告別式や葬式が終わって、焼け残った書類なんかを家族みんなで調べていたとき、母親が残していた書類が出てきた。小さなそれは放水車の水で濡れて、炎で焦げてはいたけどちゃんと開く事が出来た。
それは、僕たち兄弟5人の母子手帳だった。僕の手帳には、産まれる前日まできっちり状態が書き込んであり、” ちょっと出血があったので心配。先生は大丈夫だと言ってたけど”と若かかった頃の母の直筆で、メモが残されていた。兄、2人の妹、弟の母子手帳もそれぞれいろいろな記録がしっかり書かれていた。

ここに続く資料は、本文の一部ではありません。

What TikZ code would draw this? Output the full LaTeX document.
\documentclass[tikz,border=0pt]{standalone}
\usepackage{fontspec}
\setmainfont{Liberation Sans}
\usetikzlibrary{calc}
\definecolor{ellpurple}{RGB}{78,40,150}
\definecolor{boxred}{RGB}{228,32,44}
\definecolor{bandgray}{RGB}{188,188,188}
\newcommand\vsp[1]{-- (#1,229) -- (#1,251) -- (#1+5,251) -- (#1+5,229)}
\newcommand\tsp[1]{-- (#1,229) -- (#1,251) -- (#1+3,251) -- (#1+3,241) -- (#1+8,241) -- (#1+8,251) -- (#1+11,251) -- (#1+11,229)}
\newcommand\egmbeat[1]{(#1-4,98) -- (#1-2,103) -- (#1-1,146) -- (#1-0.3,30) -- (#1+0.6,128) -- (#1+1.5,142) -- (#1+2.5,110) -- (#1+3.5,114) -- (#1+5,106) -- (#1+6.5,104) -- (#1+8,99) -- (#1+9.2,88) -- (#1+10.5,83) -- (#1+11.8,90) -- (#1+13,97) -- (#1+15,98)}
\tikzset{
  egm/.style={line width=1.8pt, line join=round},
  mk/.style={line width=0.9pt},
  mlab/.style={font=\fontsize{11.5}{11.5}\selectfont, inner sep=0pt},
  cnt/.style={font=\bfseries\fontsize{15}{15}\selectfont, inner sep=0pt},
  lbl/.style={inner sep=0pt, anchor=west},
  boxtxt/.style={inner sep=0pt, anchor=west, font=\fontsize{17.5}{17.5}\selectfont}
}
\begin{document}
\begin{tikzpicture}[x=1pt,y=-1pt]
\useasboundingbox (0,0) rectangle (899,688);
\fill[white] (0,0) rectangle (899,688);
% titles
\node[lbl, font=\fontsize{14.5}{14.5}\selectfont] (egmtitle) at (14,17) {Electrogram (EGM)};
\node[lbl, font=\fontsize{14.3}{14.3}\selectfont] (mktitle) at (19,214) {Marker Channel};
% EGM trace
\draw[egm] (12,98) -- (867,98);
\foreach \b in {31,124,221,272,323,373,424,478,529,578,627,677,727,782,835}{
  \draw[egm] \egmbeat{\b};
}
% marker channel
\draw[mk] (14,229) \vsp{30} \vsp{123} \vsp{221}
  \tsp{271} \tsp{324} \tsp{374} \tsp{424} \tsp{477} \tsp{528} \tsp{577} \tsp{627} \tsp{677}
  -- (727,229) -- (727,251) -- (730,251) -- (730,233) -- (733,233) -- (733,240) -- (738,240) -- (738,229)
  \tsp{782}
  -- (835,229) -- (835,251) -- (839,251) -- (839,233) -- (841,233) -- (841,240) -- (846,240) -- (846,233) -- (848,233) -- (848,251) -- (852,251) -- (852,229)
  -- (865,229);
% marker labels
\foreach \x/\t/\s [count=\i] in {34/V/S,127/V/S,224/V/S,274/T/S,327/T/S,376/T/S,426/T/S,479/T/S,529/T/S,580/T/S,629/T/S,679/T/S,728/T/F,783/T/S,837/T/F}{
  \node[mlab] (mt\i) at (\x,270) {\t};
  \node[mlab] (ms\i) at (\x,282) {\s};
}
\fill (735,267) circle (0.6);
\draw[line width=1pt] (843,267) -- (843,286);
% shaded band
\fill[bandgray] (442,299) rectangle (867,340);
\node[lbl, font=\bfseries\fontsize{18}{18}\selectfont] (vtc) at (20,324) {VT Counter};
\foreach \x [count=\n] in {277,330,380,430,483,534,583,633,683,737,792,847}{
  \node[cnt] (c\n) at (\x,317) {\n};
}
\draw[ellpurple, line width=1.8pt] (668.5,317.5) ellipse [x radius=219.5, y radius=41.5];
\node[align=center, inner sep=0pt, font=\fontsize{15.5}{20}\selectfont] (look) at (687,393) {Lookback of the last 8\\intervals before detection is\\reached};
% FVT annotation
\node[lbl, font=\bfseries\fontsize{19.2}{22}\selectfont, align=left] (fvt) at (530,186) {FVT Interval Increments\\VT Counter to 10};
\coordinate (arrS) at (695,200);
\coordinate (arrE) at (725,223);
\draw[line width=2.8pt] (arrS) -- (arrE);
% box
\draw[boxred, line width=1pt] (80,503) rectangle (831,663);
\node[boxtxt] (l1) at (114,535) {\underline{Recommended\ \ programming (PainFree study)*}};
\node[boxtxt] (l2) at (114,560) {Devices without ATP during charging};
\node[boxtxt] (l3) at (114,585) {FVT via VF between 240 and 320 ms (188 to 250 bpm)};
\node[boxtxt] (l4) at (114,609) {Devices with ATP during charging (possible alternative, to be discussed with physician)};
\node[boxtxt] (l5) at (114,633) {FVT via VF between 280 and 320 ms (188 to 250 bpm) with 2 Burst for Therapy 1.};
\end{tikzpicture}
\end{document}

僕が産まれて35年間も、大事に、大切に保管をしてくれてたのだ。皮肉にも、母が亡くなって焼け跡の中で知った。
僕らは兄弟が多く、母はずっと苦労したと思う。当時は学費も生活費もかさんでお金もなかったから、よくパートに出ていた。スーパーで働いていた時は、廃棄になるおにぎりをいつも5つ持って帰ってきてくれていて、それを笑顔でみんながほおばっていたのを今でも覚えてる。
そんな母も僕ら一人一人に分け隔てなく愛情を注いでくれていた。「あんたらが大きくなったら一人で旅行とかいろいろ行くねん!早く大きくなってや。」と小さかった兄弟にいつも笑いながら言っていた。
母は、結局一人で満足に旅行は出来なかった。母の人生は幸せだったのかな?とよく思う。
母子手帳は、兄弟一人一人の手に形見として受け取った。みんなそれぞれに心に染みるものがあったと思う。
若かった母が身体の状態を気にしていたときには産まれてすらいなかった僕は、今は小さな子供がいる。母がしてくれたように、この子にたくさんの愛情を注いで、立派な父親になりたい。
それが、母に対する、恩返しになると思う。